Snow left the 2008 Entry Draft with over a dozen new players. The next season was a brutal gauntlet of losses, but the prize was Mr. Everything Tavares. You can chuck the next three or four seasons out the window while the team took it on the chin over and over again, believing that eventually success would find them.
The surprise run to the 2013 playoffs and a wild series with the Penguins looked like it might be the breakthrough point. But it wasn’t. The next season was a giant, embarrassing step backward, full of curious moves and on-ice confusion.
Then 2014-15 season looked like it might be the breakthrough point.

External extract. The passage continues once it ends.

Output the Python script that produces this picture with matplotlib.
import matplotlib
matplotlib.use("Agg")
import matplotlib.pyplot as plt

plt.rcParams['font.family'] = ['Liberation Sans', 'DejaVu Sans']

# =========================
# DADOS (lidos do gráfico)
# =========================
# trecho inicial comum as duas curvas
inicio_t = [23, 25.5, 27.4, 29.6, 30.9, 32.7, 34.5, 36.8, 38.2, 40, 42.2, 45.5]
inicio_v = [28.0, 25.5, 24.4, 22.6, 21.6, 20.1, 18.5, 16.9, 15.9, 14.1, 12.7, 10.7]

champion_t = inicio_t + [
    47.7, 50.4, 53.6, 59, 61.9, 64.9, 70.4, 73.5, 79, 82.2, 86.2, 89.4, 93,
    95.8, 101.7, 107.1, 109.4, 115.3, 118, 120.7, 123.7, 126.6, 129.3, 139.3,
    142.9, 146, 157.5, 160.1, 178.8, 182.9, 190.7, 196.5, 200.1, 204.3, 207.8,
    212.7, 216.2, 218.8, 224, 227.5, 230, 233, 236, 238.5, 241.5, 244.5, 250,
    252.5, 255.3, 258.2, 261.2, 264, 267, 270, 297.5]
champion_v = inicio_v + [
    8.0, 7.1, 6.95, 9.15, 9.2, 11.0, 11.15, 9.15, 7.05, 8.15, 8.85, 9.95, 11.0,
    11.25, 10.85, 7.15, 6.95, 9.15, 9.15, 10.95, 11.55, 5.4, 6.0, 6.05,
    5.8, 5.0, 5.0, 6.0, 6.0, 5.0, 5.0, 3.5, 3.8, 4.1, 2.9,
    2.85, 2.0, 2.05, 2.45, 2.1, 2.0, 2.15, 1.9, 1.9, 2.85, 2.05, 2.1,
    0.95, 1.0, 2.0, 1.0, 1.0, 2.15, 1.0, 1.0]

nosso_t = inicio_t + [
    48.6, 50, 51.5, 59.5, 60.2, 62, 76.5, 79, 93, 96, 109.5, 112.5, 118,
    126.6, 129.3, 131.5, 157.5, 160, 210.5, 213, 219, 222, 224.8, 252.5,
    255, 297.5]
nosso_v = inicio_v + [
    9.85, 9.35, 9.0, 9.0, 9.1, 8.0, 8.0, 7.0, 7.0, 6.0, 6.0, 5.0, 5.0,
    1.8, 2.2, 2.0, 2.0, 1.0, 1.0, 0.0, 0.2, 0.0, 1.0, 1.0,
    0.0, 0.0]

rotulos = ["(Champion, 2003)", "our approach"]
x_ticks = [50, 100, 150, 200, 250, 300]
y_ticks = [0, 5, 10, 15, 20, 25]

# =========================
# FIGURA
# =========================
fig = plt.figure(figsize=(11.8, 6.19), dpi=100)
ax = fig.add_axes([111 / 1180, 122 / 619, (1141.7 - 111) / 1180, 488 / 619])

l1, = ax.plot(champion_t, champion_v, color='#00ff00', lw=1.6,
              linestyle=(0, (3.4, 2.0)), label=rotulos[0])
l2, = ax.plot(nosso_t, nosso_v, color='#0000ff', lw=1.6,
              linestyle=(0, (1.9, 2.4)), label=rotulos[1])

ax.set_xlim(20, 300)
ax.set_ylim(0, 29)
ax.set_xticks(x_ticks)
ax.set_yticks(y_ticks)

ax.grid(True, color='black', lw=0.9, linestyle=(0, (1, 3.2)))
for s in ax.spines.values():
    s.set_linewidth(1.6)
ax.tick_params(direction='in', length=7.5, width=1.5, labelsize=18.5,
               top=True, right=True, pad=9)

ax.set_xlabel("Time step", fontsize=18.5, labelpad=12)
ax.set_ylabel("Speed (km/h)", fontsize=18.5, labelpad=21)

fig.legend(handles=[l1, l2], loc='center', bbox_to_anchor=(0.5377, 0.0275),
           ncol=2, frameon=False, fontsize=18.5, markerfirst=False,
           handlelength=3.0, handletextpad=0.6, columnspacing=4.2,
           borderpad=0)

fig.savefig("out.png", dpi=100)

In came Jaroslav Halak, Mikhail Grabovski, Nikolay Kulemin, Nick Leddy and Johnny Boychuk (those last two in separate trades within a single hour just prior to training camp) and suddenly the Islanders were a fun and exciting 101-point team that stumbled into the playoffs and lost a brutal first round series to the Capitals. So that wasn’t the breakthrough, either.
Last season, their first in Brooklyn, looked like it might be the breakthrough point. But the fun, exciting team from the previous year was nowhere to be found, replaced with a conservative, passive, boring system that was often bailed out by excellent goaltending despite racking up another 100 points. Even the victorious playoff series was more about Tavares and Thomas Greiss beating the Florida Panthers than the Islanders’ ascendance.

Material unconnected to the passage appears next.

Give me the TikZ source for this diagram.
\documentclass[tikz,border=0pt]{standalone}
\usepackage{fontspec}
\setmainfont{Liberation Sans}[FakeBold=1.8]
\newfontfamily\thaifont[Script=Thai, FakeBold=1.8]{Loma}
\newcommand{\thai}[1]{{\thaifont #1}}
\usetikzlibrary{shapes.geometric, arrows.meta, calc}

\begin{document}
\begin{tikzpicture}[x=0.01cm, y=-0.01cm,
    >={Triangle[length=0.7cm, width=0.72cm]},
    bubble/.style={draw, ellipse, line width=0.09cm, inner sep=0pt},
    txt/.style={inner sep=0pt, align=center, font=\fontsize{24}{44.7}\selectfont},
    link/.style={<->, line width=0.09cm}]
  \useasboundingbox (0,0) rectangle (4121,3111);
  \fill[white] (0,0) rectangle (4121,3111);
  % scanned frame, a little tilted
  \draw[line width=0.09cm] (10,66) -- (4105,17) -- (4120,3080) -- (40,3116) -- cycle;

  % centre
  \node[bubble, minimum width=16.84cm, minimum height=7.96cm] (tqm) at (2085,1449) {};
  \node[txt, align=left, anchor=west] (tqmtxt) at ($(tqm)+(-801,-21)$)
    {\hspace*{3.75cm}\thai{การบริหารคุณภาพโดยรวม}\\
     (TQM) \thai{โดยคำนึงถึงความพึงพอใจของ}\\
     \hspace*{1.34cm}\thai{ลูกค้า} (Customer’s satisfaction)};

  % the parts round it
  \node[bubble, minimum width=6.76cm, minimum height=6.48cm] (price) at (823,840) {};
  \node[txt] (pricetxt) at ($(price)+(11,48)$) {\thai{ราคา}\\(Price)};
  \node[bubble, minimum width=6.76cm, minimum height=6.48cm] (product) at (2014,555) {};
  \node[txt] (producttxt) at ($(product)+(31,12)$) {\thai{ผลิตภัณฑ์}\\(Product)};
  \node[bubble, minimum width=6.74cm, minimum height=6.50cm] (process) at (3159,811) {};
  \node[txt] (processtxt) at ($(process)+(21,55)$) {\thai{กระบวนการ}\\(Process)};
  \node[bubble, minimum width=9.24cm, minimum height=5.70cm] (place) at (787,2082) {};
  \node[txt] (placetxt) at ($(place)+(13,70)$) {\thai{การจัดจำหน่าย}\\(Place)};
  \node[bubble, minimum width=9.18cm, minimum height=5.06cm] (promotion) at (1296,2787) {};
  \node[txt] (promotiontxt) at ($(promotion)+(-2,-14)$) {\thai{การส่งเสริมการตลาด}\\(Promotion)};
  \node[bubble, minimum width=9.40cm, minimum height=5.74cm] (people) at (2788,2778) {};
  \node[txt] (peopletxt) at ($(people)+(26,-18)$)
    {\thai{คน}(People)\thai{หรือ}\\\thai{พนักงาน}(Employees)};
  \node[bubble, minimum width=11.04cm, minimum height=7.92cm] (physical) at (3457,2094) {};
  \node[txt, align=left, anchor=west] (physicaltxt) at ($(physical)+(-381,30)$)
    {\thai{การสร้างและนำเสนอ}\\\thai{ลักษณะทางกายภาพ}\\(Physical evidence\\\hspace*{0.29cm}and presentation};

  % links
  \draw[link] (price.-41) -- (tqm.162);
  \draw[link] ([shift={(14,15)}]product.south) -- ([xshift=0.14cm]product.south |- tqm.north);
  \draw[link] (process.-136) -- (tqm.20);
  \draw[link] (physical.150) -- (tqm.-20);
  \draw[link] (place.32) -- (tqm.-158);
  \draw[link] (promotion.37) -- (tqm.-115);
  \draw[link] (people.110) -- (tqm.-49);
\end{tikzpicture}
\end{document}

And so we come to this season, in which the Islanders are a near-cap ceiling team that can barely string two good periods together in a row still with only one true star player. The rest of the roster isn’t bad exactly (and is probably better than they’ve shown so far), but it’s not a team that was eight years in the making. Not a team that’s ready to fight for its place among the NHL’s best. They’re just, sort of, there.
Eight years is too long to just be there.
Ten Year Blizzard
This is how the last ten seasons have gone for the Islanders under Snow. Some good, some bad, some unforeseen circumstances, some problems everyone could see coming a mile away. There have been bold strikes that made observers nod in approval and puzzling moves that became popular punchlines. He’s cut bait on young players that weren’t in the plans and had infinite patience with some frustrating veterans (and one coach).
Every little victory raises more questions and every set-back has a silver lining. You can build a case that Snow could and should be let go from his duties today. He’s also without question the second best GM in team history behind only the legendary Bill Torrey.
The current problems not only look like they’re not subsiding but they seem to be increasing. If the season continues as it has started, the playoffs will be an unreachable mirage by Thanksgiving. Another season of Tavares will be wasted even earlier than in the last couple of years. And still without that big breakthrough.
Eight years in, the Islanders still don’t have a reliable second line. Or a winger to pair with Tavares for consistency and chemistry. Or a single, everyday starting goalie. Or a true power play quarterback. Or a defined, well-executed, steady game plan that maximizes their strengths as a unit. Or a long term home arena that’s without external distractions (that one’s not on Snow, but I figured I’d throw it in anyway).
I believe Tavares when he says he wants to re-sign with the Islanders next summer. I also believe Damien Cox when he says the Islanders are a circus.
I also believed we’d be past all of this by now. We’re all too old for this shit.